STORED DATA:

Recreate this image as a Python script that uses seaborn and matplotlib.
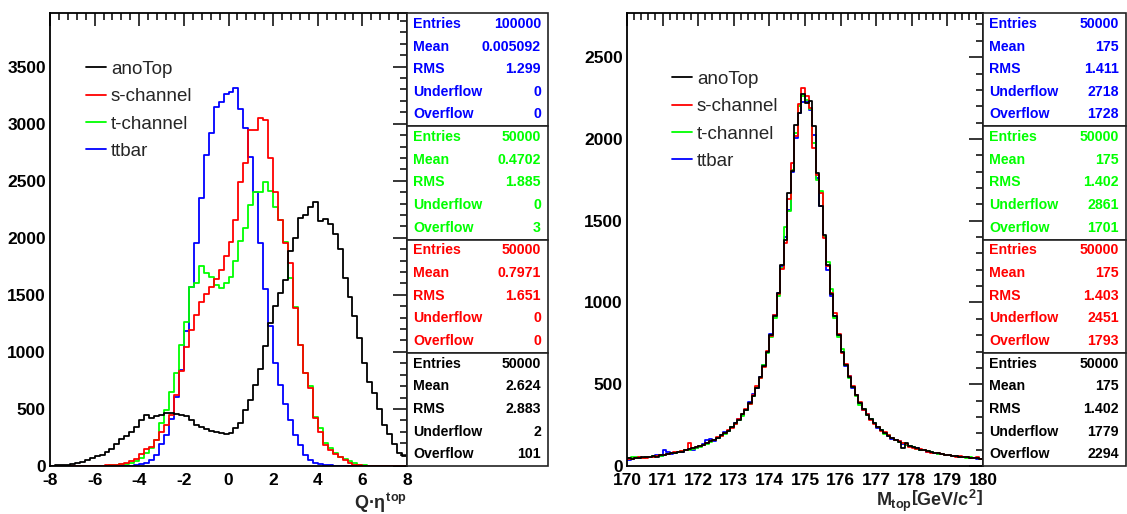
import numpy as np
import pandas as pd
import seaborn as sns
import matplotlib
matplotlib.use("Agg")
import matplotlib.pyplot as plt
from matplotlib.ticker import MultipleLocator
from matplotlib.lines import Line2D
from matplotlib.patches import Rectangle

# ---------------- data ----------------
samples = ["anoTop", "s-channel", "t-channel", "ttbar"]
sample_colors = {"anoTop": "#000000", "s-channel": "#ff0000",
                 "t-channel": "#00ff00", "ttbar": "#0000ff"}

# Q*eta(top): 72 bins on [-8, 8]
qeta_range = (-8.0, 8.0)
qeta_nbins = 72
qeta_anotop = [3, 5, 8, 12, 18, 22, 35, 50, 70, 85,
               100, 120, 150, 190, 235, 265, 300, 340, 400, 445,
               420, 435, 450, 462, 465, 458, 450, 440, 405, 360,
               340, 320, 310, 300, 290, 280, 290, 330, 380, 490,
               580, 710, 850, 1050, 1250, 1400, 1520, 1630, 1880, 2000,
               2170, 2200, 2270, 2315, 2150, 2165, 2120, 2030, 1900, 1650,
               1485, 1315, 1120, 900, 740, 640, 500, 360, 280, 190,
               115, 90]
qeta_schan = [0, 0, 0, 0, 0, 0, 0, 0, 1, 2,
              3, 5, 8, 12, 18, 25, 40, 65, 105, 150,
              170, 225, 300, 360, 450, 620, 830, 1040, 1190, 1320,
              1440, 1510, 1570, 1640, 1720, 1840, 1960, 2157, 2485, 2654,
              2947, 2947, 3049, 3035, 2698, 2405, 2160, 1950, 1778, 1382,
              1061, 812, 680, 418, 301, 184, 140, 105, 82, 53,
              23, 10, 5, 2, 1, 0, 0, 0, 0, 0,
              0, 0]
qeta_tchan = [0, 0, 0, 0, 0, 0, 0, 0, 0, 1,
              2, 4, 6, 10, 15, 20, 30, 45, 70, 111,
              155, 228, 374, 491, 652, 812, 1061, 1266, 1570, 1600,
              1754, 1690, 1660, 1586, 1558, 1603, 1660, 1800, 1974, 2090,
              2290, 2397, 2405, 2485, 2414, 2274, 2157, 1967, 1646, 1390,
              1060, 818, 700, 430, 330, 200, 155, 111, 80, 60,
              40, 23, 12, 6, 3, 1, 0, 0, 0, 0,
              0, 0]
qeta_ttbar = [0, 0, 0, 0, 0, 0, 0, 0, 0, 0,
              0, 0, 0, 0, 0, 2, 4, 8, 15, 30,
              55, 100, 190, 270, 410, 608, 840, 1180, 1570, 1958,
              2347, 2727, 2917, 3145, 3189, 3262, 3280, 3312, 3128, 2961,
              2707, 2397, 1958, 1550, 1230, 900, 711, 540, 400, 270,
              185, 100, 55, 30, 18, 10, 6, 4, 2, 1,
              0, 0, 0, 0, 0, 0, 0, 0, 0, 0,
              0, 0]

# M(top): 100 bins on [170, 180] GeV/c^2
mtop_range = (170.0, 180.0)
mtop_nbins = 100
mtop_anotop = [47, 42, 48, 50, 55, 52, 56, 62, 58, 65,
               70, 74, 78, 80, 85, 88, 96, 102, 108, 115,
               122, 130, 138, 150, 158, 170, 188, 200, 215, 236,
               262, 280, 318, 345, 388, 430, 480, 546, 612, 700,
               800, 920, 1060, 1230, 1383, 1669, 1801, 2083, 2158, 2277,
               2220, 2234, 2077, 1790, 1587, 1414, 1230, 1050, 918, 800,
               700, 615, 545, 482, 432, 386, 348, 312, 285, 260,
               238, 218, 200, 186, 172, 160, 145, 110, 140, 120,
               114, 108, 100, 96, 90, 86, 80, 77, 74, 70,
               66, 63, 60, 58, 55, 53, 50, 48, 46, 44]
mtop_schan = [45, 40, 50, 52, 48, 50, 58, 55, 62, 68,
              70, 72, 80, 84, 86, 92, 95, 140, 110, 115,
              125, 128, 140, 150, 158, 175, 185, 200, 222, 232,
              255, 290, 318, 350, 380, 432, 488, 538, 605, 705,
              795, 925, 1050, 1205, 1363, 1634, 1852, 2016, 2213, 2311,
              2260, 2189, 1944, 1781, 1669, 1393, 1220, 1060, 935, 805,
              690, 625, 548, 490, 436, 392, 340, 320, 280, 255,
              240, 215, 205, 190, 170, 158, 150, 140, 132, 118,
              112, 105, 102, 95, 88, 82, 80, 78, 72, 68,
              65, 64, 58, 60, 55, 52, 50, 47, 52, 42]
mtop_tchan = [50, 58, 55, 48, 50, 56, 55, 62, 60, 64,
              68, 75, 78, 80, 88, 90, 96, 98, 105, 112,
              118, 126, 135, 145, 160, 170, 182, 198, 212, 240,
              258, 280, 305, 340, 380, 425, 485, 540, 615, 690,
              790, 905, 1040, 1210, 1460, 1557, 1810, 2036, 2199, 2260,
              2240, 2180, 1975, 1750, 1679, 1400, 1250, 1080, 905, 790,
              715, 620, 540, 485, 425, 375, 350, 310, 290, 265,
              238, 218, 198, 188, 172, 160, 148, 140, 128, 122,
              115, 105, 98, 96, 92, 85, 78, 76, 74, 70,
              66, 62, 60, 56, 54, 50, 52, 48, 46, 45]
mtop_ttbar = [38, 44, 46, 50, 49, 55, 53, 60, 66, 62,
              95, 88, 75, 80, 84, 88, 97, 104, 100, 113,
              120, 132, 160, 165, 155, 170, 190, 205, 215, 238,
              262, 286, 312, 345, 392, 440, 478, 545, 620, 700,
              810, 925, 1060, 1220, 1400, 1565, 1795, 2005, 2160, 2226,
              2224, 2179, 2026, 1760, 1590, 1398, 1200, 1040, 920, 800,
              700, 610, 550, 478, 432, 385, 345, 318, 285, 262,
              235, 220, 200, 185, 168, 162, 150, 136, 128, 122,
              115, 110, 100, 96, 88, 86, 80, 76, 72, 70,
              66, 62, 60, 56, 54, 52, 48, 49, 45, 44]

# statistics boxes (top to bottom: ttbar, t-channel, s-channel, anoTop)
stat_names = ["Entries", "Mean", "RMS", "Underflow", "Overflow"]
box_order = ["ttbar", "t-channel", "s-channel", "anoTop"]
qeta_stats = {
    "ttbar": ["100000", "0.005092", "1.299", "0", "0"],
    "t-channel": ["50000", "0.4702", "1.885", "0", "3"],
    "s-channel": ["50000", "0.7971", "1.651", "0", "0"],
    "anoTop": ["50000", "2.624", "2.883", "2", "101"],
}
mtop_stats = {
    "ttbar": ["50000", "175", "1.411", "2718", "1728"],
    "t-channel": ["50000", "175", "1.402", "2861", "1701"],
    "s-channel": ["50000", "175", "1.403", "2451", "1793"],
    "anoTop": ["50000", "175", "1.402", "1779", "2294"],
}

# ---------------- style ----------------
sns.set_style("white")
plt.rcParams["font.family"] = ["Liberation Sans", "DejaVu Sans"]
plt.rcParams["font.weight"] = "bold"
plt.rcParams["axes.unicode_minus"] = False
plt.rcParams["mathtext.fontset"] = "custom"
plt.rcParams["mathtext.rm"] = "Liberation Sans:bold"
plt.rcParams["mathtext.it"] = "Liberation Sans:bold"
plt.rcParams["mathtext.bf"] = "Liberation Sans:bold"

W, H = 1127, 514
fig = plt.figure(figsize=(W / 100, H / 100), dpi=100)
fig.patch.set_facecolor("white")

TOP, BOTTOM = 13, 466


def px_axes(left, right):
    return fig.add_axes([left / W, 1 - BOTTOM / H, (right - left) / W,
                         (BOTTOM - TOP) / H])


def draw_panel(ax, nbins, xrange_, series, ylim, xmaj, xmin):
    edges = np.linspace(xrange_[0], xrange_[1], nbins + 1)
    centers = 0.5 * (edges[:-1] + edges[1:])
    for name in ["ttbar", "t-channel", "s-channel", "anoTop"]:
        df = pd.DataFrame({"x": centers, "n": series[name]})
        sns.histplot(data=df, x="x", weights="n", bins=nbins,
                     binrange=xrange_, element="step", fill=False,
                     color=sample_colors[name], linewidth=1.3, ax=ax)
    ax.set_xlim(*xrange_)
    ax.set_ylim(*ylim)
    ax.set_ylabel("")
    ax.xaxis.set_major_locator(MultipleLocator(xmaj))
    ax.xaxis.set_minor_locator(MultipleLocator(xmin))
    ax.yaxis.set_major_locator(MultipleLocator(500))
    ax.yaxis.set_minor_locator(MultipleLocator(100))
    ax.tick_params(which="both", direction="in", top=True, right=True,
                   width=1.1, colors="black", labelsize=12.5)
    ax.tick_params(axis="x", which="major", length=9, pad=5)
    ax.tick_params(axis="x", which="minor", length=5)
    ax.tick_params(axis="y", which="major", length=10, pad=3)
    ax.tick_params(axis="y", which="minor", length=5)
    for s in ax.spines.values():
        s.set_linewidth(1.3)
        s.set_color("black")
    return [Line2D([], [], color=sample_colors[n], lw=1.3) for n in samples]


def draw_stats(left, right, stats):
    h = (BOTTOM - TOP) / 4
    for i, name in enumerate(box_order):
        y0 = TOP + i * h
        fig.add_artist(Rectangle((left / W, 1 - (y0 + h) / H),
                                 (right - left) / W, h / H,
                                 transform=fig.transFigure, facecolor="white",
                                 edgecolor="#222222", lw=1.2, zorder=5))
        for r, (lab, val) in enumerate(zip(stat_names, stats[name])):
            yc = y0 + 11 + r * 22.6
            fig.text((left + 6) / W, 1 - yc / H, lab, color=sample_colors[name],
                     ha="left", va="center", fontsize=10.2, fontweight="bold",
                     zorder=6)
            fig.text((right - 7) / W, 1 - yc / H, val, color=sample_colors[name],
                     ha="right", va="center", fontsize=10.2, fontweight="bold",
                     zorder=6)


legend_kw = dict(frameon=False, prop={"size": 13.5, "weight": "normal"},
                 handlelength=1.1, handletextpad=0.25, labelspacing=0.55,
                 borderpad=0, borderaxespad=0)

# ---------------- left panel: Q*eta ----------------
ax1 = px_axes(50, 407)
h1 = draw_panel(ax1, qeta_nbins, qeta_range,
                {"anoTop": qeta_anotop, "s-channel": qeta_schan,
                 "t-channel": qeta_tchan, "ttbar": qeta_ttbar},
                (0, 3970), 2, 0.4)
ax1.set_xlabel(r"Q·$\eta^{top}$", loc="right", fontsize=13,
               fontweight="bold", labelpad=2)
ax1.legend(h1, samples, loc="upper left", bbox_to_anchor=(0.10, 0.895),
           **legend_kw)
draw_stats(407, 548, qeta_stats)

# ---------------- right panel: M(top) ----------------
ax2 = px_axes(627, 983)
h2 = draw_panel(ax2, mtop_nbins, mtop_range,
                {"anoTop": mtop_anotop, "s-channel": mtop_schan,
                 "t-channel": mtop_tchan, "ttbar": mtop_ttbar},
                (0, 2770), 1, 0.2)
ax2.set_xlabel(r"$M_{top}\left[GeV/c^{2}\right]$", loc="right", fontsize=13,
               fontweight="bold", labelpad=0)
ax2.legend(h2, samples, loc="upper left", bbox_to_anchor=(0.125, 0.873),
           **legend_kw)
draw_stats(983, 1126, mtop_stats)

fig.savefig("out.png", dpi=100, facecolor="white")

YOUR OBJECTIVE: Spot every line that holds "matplotlib" and copy it.

IN RESPONSE:
Recreate this image as a Python script that uses seaborn and matplotlib.
import matplotlib
matplotlib.use("Agg")
import matplotlib.pyplot as plt
from matplotlib.ticker import MultipleLocator
from matplotlib.lines import Line2D
from matplotlib.patches import Rectangle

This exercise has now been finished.